Italian Bread


For a crunchier crust if you bake this bread early in the day, pop the bread in a 425*F (220*C) oven for about 5 minutes just before serving.

3 cups unbleached all-purpose flour
1 tablespoon honey or sugar
1 1/2 teaspoons salt
1 1/8 cups warm water (110*F)
1 1/2 tablespoons olive oil
1 1/2 teaspoons active dry yeast
Water for brushing
1 egg white mixed with 1 tablespoon water
1 tablespoon sesame seeds
1 tablespoon cornmeal

Place the first 6 ingredients into your bread machine in the order suggested by the manufacturer. Select the dough cycle.
Remove dough and divide, form into a round or oblong loaf.
Sprinkle cornmeal onto a well-greased baking sheet. Place loaf on pan seam side down. Brush top of loaf with water.
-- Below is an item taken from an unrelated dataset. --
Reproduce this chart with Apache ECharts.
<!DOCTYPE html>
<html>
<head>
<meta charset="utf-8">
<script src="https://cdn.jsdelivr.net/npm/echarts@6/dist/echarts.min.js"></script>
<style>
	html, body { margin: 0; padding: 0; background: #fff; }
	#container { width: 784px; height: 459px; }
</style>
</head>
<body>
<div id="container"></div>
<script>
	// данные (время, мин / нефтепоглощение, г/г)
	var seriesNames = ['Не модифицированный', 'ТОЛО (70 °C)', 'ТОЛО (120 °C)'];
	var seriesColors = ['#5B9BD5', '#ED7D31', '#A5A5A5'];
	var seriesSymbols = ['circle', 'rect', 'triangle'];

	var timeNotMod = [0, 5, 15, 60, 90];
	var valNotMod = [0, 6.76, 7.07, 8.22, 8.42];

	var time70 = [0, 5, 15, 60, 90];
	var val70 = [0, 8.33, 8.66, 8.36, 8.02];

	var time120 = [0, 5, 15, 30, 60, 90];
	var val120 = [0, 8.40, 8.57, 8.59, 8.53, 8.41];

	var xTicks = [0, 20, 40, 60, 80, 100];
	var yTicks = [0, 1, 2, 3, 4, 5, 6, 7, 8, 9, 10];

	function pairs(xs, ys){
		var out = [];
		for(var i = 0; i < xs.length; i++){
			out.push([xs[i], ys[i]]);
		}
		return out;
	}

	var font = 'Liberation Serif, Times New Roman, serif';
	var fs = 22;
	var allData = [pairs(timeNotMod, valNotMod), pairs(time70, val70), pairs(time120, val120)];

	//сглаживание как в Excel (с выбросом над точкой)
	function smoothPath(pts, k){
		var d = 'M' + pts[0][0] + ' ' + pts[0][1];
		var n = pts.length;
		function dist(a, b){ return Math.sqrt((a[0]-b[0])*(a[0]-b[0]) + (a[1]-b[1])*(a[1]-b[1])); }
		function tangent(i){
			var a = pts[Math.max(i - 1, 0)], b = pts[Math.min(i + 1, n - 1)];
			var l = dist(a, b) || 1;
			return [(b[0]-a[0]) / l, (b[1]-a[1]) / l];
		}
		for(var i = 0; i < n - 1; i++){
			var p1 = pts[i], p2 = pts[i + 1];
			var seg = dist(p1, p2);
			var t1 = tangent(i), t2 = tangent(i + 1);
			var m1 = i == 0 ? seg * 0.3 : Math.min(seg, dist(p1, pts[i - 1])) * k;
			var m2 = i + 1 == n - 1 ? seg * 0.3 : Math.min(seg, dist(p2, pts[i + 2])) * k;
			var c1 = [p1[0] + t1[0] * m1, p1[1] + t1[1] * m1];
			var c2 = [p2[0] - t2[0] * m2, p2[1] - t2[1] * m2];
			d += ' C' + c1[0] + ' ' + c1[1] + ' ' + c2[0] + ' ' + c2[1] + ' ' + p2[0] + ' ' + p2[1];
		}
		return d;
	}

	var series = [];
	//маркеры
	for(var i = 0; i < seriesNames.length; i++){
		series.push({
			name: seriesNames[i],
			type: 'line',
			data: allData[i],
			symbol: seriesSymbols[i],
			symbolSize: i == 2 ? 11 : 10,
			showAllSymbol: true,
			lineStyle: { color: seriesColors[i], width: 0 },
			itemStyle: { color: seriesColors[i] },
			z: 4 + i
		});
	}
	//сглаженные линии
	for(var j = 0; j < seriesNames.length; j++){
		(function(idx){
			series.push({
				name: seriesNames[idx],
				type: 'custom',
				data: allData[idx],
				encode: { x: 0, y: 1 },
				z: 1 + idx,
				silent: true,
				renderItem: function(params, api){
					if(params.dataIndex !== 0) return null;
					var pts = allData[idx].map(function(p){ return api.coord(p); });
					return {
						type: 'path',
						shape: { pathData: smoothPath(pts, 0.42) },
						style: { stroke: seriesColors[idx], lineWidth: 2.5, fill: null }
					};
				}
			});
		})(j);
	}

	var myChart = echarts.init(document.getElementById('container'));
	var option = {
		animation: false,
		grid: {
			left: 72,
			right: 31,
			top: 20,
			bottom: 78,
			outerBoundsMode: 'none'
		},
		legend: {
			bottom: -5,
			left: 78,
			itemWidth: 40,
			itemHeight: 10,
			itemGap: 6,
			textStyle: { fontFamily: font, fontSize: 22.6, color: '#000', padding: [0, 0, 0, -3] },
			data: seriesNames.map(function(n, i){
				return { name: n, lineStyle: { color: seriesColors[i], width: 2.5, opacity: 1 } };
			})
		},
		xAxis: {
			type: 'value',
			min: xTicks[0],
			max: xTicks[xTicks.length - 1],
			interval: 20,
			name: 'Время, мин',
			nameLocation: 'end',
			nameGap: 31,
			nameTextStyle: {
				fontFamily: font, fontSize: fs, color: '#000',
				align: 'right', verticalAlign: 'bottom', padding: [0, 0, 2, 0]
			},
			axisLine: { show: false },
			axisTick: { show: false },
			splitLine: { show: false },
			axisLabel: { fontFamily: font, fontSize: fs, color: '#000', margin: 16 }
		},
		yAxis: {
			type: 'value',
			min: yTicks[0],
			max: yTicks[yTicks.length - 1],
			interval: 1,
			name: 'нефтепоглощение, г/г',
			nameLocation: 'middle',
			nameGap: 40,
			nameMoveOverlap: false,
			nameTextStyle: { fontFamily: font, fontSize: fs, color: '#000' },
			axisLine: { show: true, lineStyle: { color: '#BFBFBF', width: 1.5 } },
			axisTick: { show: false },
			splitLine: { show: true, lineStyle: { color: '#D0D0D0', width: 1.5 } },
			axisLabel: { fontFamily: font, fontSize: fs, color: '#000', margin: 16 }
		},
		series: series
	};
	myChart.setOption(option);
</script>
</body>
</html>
Cover with plastic wrap and set aside to rise in a warm draft- free place until doubled in size, about 50 minutes.
Preheat oven to 400*F.
Brush loaf with egg wash mixture. Sprinkle with sesame seeds. Make 4 deep slashes with a razor blade or very sharp knife across the top of the dough, being careful not to tear and deflate the dough. Place a pan of hot water in bottom of oven.

Bake on center rack of oven for 30 to 35 minutes or until golden brown and bread sounds hollow when tapped, turning the baking pan around after 20 minutes. Remove from the oven and cool the bread on wire racks. Makes 1 loaf.